MY WINNING POSTER AS PART OF MY RESEARCH
My PhD is entitled “Improving the patient ventilator interaction during noninvasive ventilation”. It is well recognised that impaired patient–ventilator interaction reduces the compliance of patients and the therapeutic benefit of NIV.
The aim of this work was to study the factors that influence the patient–ventilator experience during NIV, with a view to improving its successful application. This in turn could mean more patients successfully tolerating NIV for longer periods of time and, therefore, benefitting from this intervention. This particular part of the research focussed on the way in which oxygen is delivered during NIV.
The effect of oxygen flow rates on ventilator function and on gas concentrations ultimately breathed in by patients are unknown. Therefore, we set out to ascertain how we can deliver adequate oxygen concentrations without losing ventilator–patient coordination, and to understand the limits to oxygen delivery with standard equipment.
This study was undertaken in stable COPD patients in the laboratory. The effect of varying oxygen entrainment rate, site of oxygen entrainment and ventilator inspiratory pressure were measured in the following: 1) mask oxygen concentration; 2) ventilator inspiratory trigger time; 3) ventilator inspiratory duration; 4) transcutaneous oxygen; and 5) carbon dioxide tensions. Mask oxygen concentration was measured using a fast-responding paramagnetic oxygen sensor; other variables were measured using standard techniques. The measured variables allow calculation of ventilation/perfusion ratio matching, an important guide to whether increased inspired oxygen concentration will relieve hypoxaemia.

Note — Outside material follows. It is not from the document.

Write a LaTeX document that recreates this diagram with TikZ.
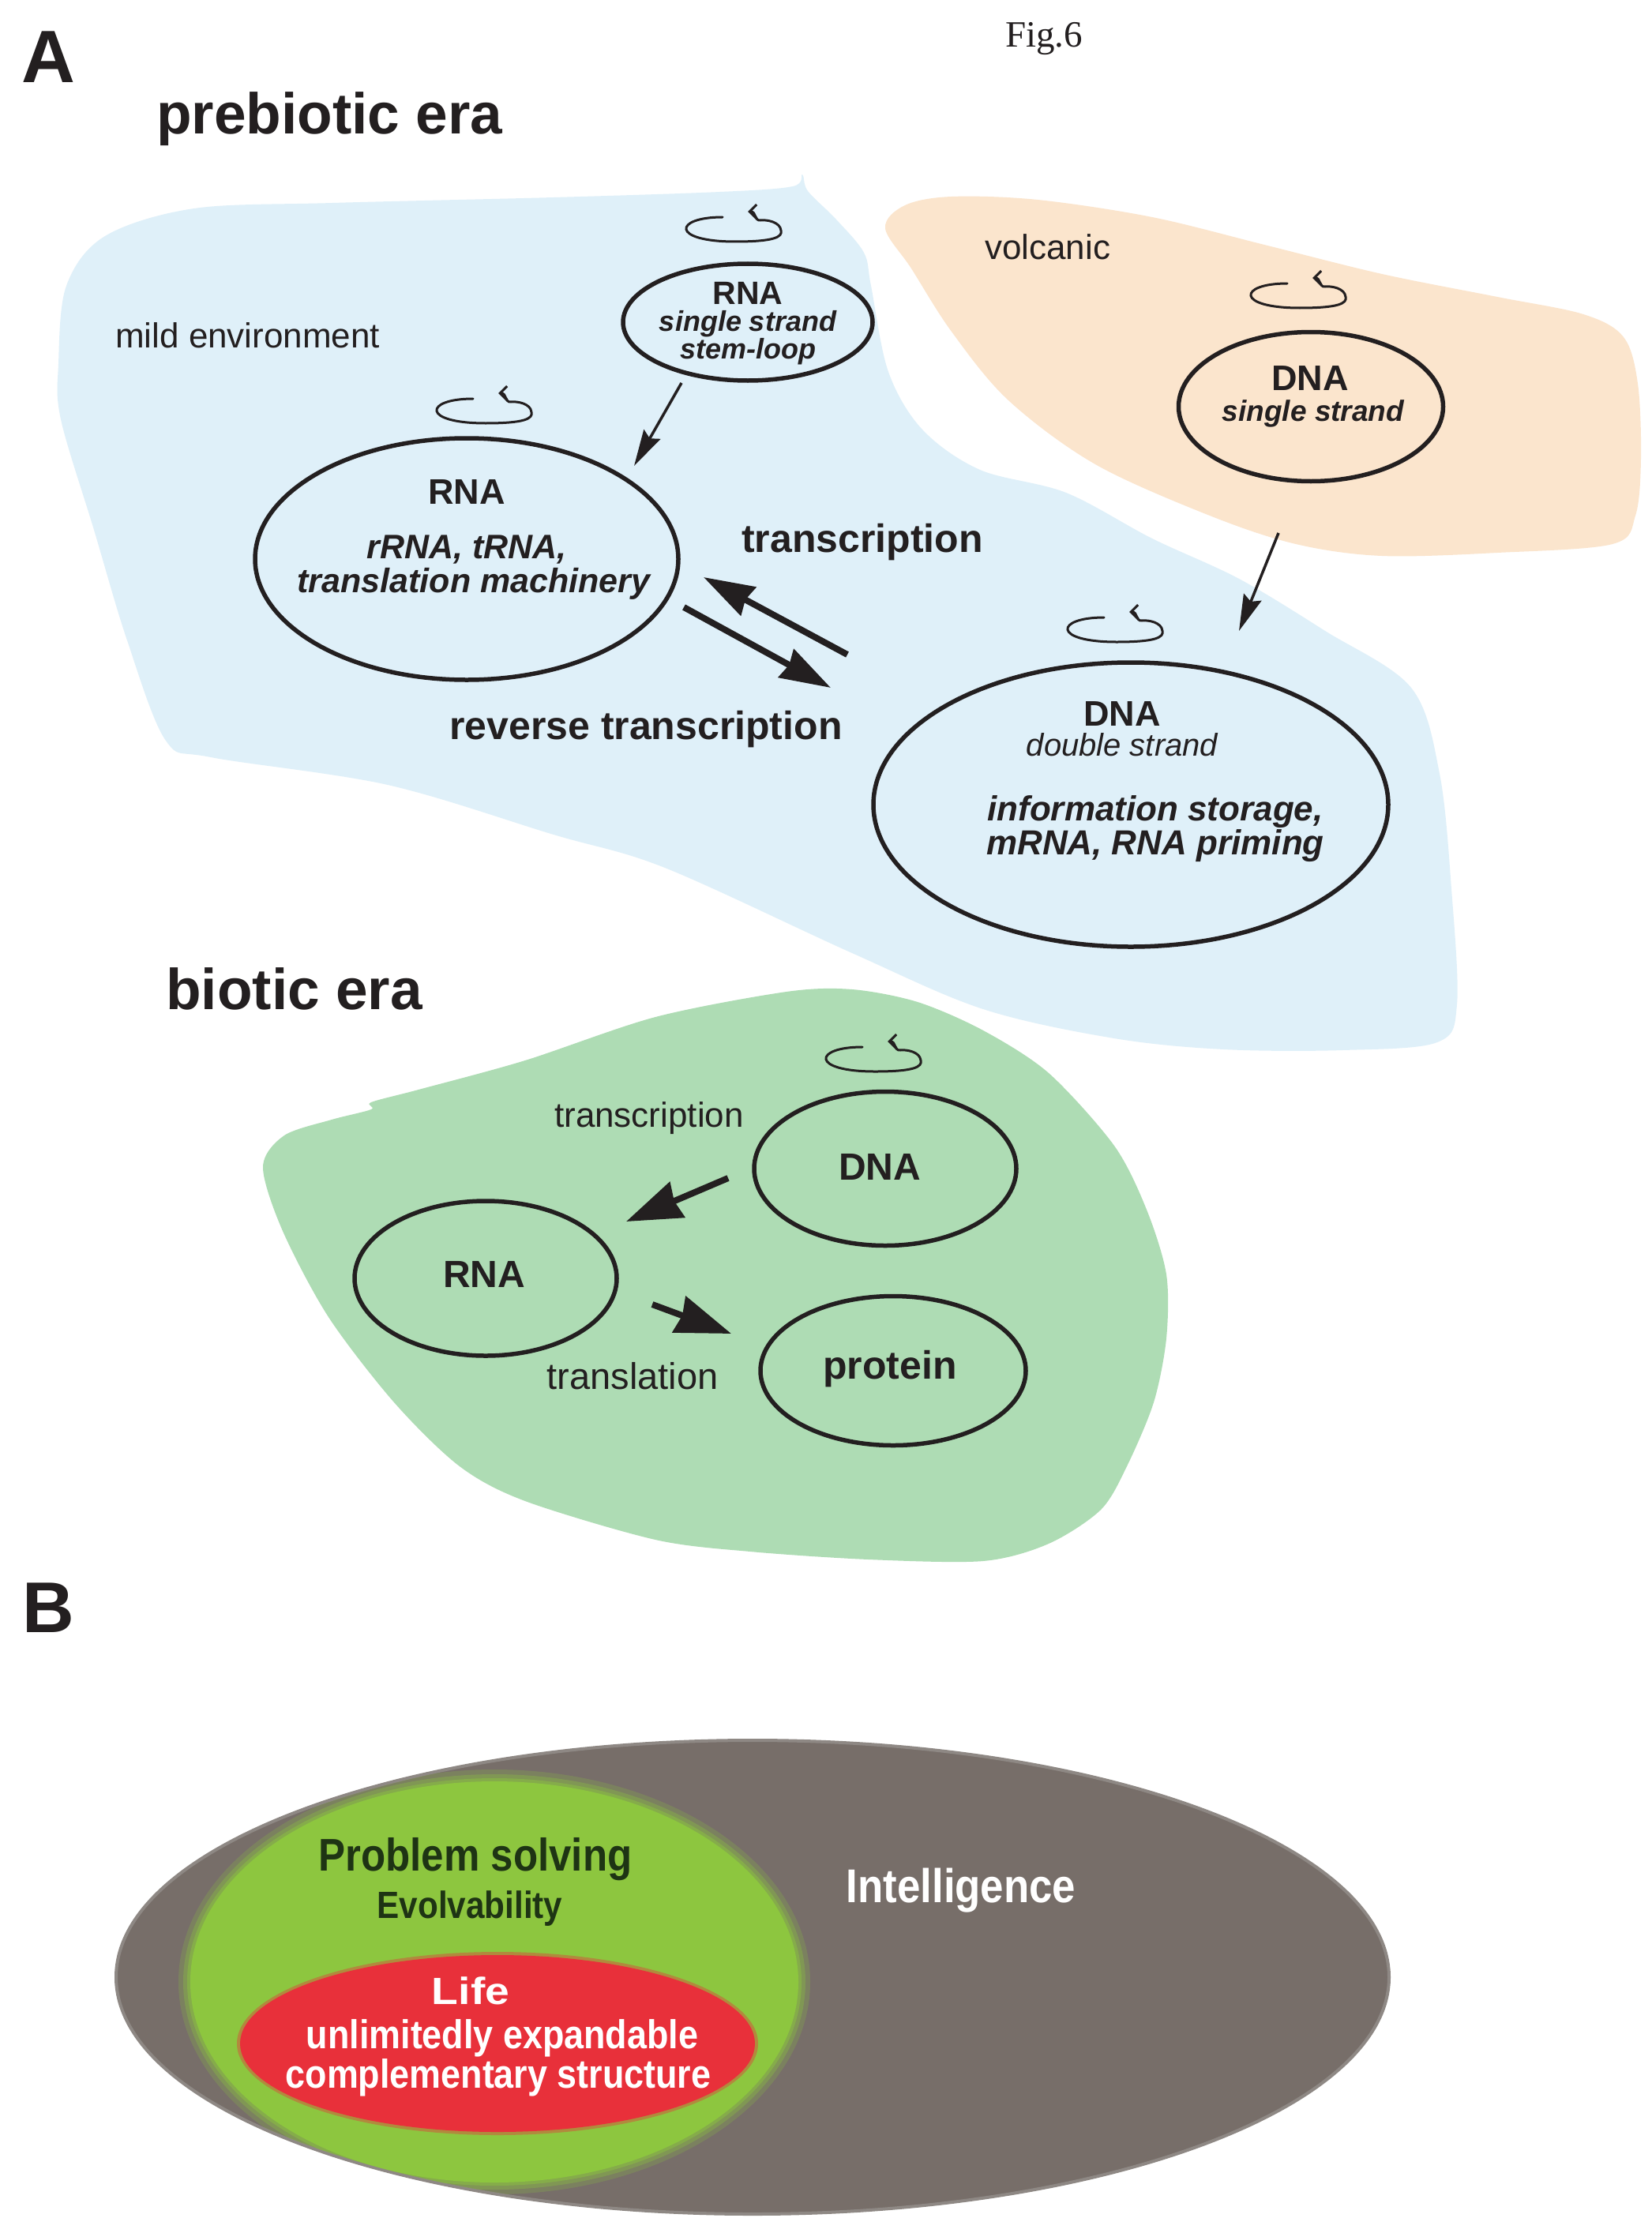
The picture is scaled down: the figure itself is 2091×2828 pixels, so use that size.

MY RESEARCH AS PART OF MY WORKING GROUP/RESEARCH TEAM
This fits well into the main research area of our unit. I am part of a wider team from the Respiratory Muscle Laboratory, led by Prof. John Moxham, which currently comprises three undergraduates, five Clinical Research Fellows and one Senior Lecturer in Respiratory Physiology. Prof. Moxham's research is focussed on the respiratory muscle pump and the interactions of ventilatory load, ventilatory capacity and neural respiratory drive. Research into NIV, which reduces ventilatory load and respiratory drive, has been an important research area. The group reported the first controlled clinical trial of NIV in acute exacerbation of COPD and have demonstrated that NIV can facilitate exercise training in COPD. Tolerance of NIV in COPD is an important challenge, as is the optimisation of oxygen therapy during ventilation. The current study contributes to the overall research programme of the group.
THE IMPACT OF MY WORK ON CLINICAL OR RESEARCH PRACTICE
The majority of units in the UK use flow-triggered and cycled, pressure-targeted bi-level ventilators to deliver NIV. These devices compensate well for leaks but do not typically have an oxygen control. These NIV ventilators entrain room air and oxygen enrichment requires supplemental oxygen to be fed either proximally into the circuit or directly into the mask. Oxygen is added to the circuit at unspecified points using varied flow rates; however, the exact inspired concentration of oxygen is generally unknown. Therefore, there is a lack of data on the oxygen concentration that is delivered by commonly used ventilators. Furthermore, the effect of adding oxygen to the circuit on ventilator triggering and cycling is largely unexplored.
The data from this study will help clinicians to maximise oxygen delivery during NIV and provide predictable oxygen concentrations without interfering with ventilator triggering or cycling.
Furthermore, if the patient's hypoxaemia fails to improve despite optimising the technical parameters, then this serves as a good indicator to the clinician as to the severity of the patient's condition and has implications for further management.